Maddox agreed with arguments made for the fired CPSC commissioners (PSL, 6/6/25) about limited executive powers as opposed to "substantial." For example, CPSC cannot prosecute court cases on its own but only "by the consent and involvement of the Attorney General, who is accountable to, and subject to at-will removal by the President." The term substantial is used to argue that the firing prohibitions encroach on presidential power.

 

He also agreed with the similarities between CPSC and FTC to set rules (quasi-legislative powers) and enforce them (quasi-judicial powers). His conclusion included:

"In sum, the CPSC closely resembles the 1935 FTC in both structure and function, and therefore qualifies for the Humphrey's Executor exception. The restriction against Plaintiffs' removal…does not offend the President's Article II removal power because the CPSC is a traditional 'multimember bod[y]' with 'quasi-judicial' or 'quasi-legislative' functions.'"
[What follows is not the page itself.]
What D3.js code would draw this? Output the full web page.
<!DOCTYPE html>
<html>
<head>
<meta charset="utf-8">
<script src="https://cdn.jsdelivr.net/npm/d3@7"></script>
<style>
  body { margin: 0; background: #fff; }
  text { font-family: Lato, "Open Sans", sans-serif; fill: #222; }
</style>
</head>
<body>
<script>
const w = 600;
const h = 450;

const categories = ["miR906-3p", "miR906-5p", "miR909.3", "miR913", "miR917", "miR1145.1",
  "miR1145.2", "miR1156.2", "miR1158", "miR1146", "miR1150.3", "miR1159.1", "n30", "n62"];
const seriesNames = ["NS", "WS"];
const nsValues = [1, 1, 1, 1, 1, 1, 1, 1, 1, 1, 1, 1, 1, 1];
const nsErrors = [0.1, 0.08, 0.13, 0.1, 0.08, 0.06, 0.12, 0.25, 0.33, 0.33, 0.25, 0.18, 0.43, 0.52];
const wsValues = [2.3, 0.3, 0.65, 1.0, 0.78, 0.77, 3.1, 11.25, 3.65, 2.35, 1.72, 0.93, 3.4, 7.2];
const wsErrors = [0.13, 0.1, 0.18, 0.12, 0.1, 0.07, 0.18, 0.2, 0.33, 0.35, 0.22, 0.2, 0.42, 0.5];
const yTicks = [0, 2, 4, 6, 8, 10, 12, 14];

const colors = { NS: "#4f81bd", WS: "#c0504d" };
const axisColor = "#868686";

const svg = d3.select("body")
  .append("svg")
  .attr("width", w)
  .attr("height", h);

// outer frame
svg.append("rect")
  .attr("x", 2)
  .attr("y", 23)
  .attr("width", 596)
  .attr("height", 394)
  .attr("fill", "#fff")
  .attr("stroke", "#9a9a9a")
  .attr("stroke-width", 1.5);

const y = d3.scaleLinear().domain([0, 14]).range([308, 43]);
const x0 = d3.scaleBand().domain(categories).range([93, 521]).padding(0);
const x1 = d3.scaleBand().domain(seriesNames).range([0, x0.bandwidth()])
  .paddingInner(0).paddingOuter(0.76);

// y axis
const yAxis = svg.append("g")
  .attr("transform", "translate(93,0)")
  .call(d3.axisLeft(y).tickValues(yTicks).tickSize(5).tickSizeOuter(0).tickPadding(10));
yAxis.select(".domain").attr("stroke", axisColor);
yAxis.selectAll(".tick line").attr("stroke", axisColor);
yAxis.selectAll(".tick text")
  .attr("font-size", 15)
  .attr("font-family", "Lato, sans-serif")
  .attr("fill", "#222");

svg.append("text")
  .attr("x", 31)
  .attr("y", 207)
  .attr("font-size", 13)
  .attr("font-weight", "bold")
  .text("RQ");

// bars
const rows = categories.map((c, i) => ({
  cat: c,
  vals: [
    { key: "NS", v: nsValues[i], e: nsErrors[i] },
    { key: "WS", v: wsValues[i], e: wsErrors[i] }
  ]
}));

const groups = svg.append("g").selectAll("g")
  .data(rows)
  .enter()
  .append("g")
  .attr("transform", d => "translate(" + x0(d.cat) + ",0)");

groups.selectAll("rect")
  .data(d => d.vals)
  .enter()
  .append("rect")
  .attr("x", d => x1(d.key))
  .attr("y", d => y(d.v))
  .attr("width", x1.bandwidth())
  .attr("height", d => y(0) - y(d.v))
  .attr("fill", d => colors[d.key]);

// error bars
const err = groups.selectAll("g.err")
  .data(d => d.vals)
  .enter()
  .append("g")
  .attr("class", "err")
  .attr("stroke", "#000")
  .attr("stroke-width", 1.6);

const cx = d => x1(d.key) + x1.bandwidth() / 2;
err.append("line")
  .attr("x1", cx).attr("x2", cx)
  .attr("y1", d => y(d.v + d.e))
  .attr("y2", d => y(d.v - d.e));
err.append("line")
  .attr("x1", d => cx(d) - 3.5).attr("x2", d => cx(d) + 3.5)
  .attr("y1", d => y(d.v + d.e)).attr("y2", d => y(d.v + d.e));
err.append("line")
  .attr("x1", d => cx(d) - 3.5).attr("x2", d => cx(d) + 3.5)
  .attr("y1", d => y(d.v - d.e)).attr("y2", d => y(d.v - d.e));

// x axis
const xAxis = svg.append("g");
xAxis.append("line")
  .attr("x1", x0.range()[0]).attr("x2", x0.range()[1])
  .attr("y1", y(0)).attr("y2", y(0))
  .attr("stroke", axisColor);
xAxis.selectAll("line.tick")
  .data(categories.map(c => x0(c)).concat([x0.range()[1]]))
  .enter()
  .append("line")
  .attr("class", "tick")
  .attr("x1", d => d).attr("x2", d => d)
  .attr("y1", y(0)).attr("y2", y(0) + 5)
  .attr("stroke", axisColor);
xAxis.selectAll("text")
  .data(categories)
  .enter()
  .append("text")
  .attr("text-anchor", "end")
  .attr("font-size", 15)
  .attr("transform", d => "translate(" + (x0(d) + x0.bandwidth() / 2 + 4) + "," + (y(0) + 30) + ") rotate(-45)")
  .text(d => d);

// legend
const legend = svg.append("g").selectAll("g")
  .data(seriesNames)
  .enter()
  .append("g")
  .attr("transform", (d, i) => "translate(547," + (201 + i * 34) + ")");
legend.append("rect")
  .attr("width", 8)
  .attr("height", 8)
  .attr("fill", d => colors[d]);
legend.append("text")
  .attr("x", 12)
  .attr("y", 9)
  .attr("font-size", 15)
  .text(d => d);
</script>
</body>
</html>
Meanwhile, in a related and ongoing case involving the National Labor Relations Board and Merit System Protection Board (PSL, 6/2/25), the Supreme Court stayed similar reinstatements at those agencies over worry of disruptions due to repetition of firings and re-hirings as the case progresses. Maddox asserted that is not a concern with his ruling because he has issued a permanent injunction. His reasoning for a permanent injunction included:

"The Court finds that the wrongful removal of a presidentially appointed Commissioner of an independent federal agency presents an 'extraordinary' situation involving interference with the performance of official duties and, therefore, is suited for mandamus relief…Each Plaintiff, having been duly appointed to serve as a CPSC Commissioner and not lawfully removed from that position, 'has a clear and indisputable right to' to their office, and Defendants have a 'clear' and 'official' duty to provide each Plaintiff access to the resources necessary and available for each Plaintiff to perform their official duties…If equitable relief in the form of a permanent injunction is unavailable, then there would be 'no other adequate means to attain the relief' to which each Plaintiff is entitled…And, in these circumstances, issuance of a writ of mandamus would be right and just."

A writ of mandamus is an order compelling a government official or lower court to do something, in this case allowing and facilitating the commissioners' returns to their jobs.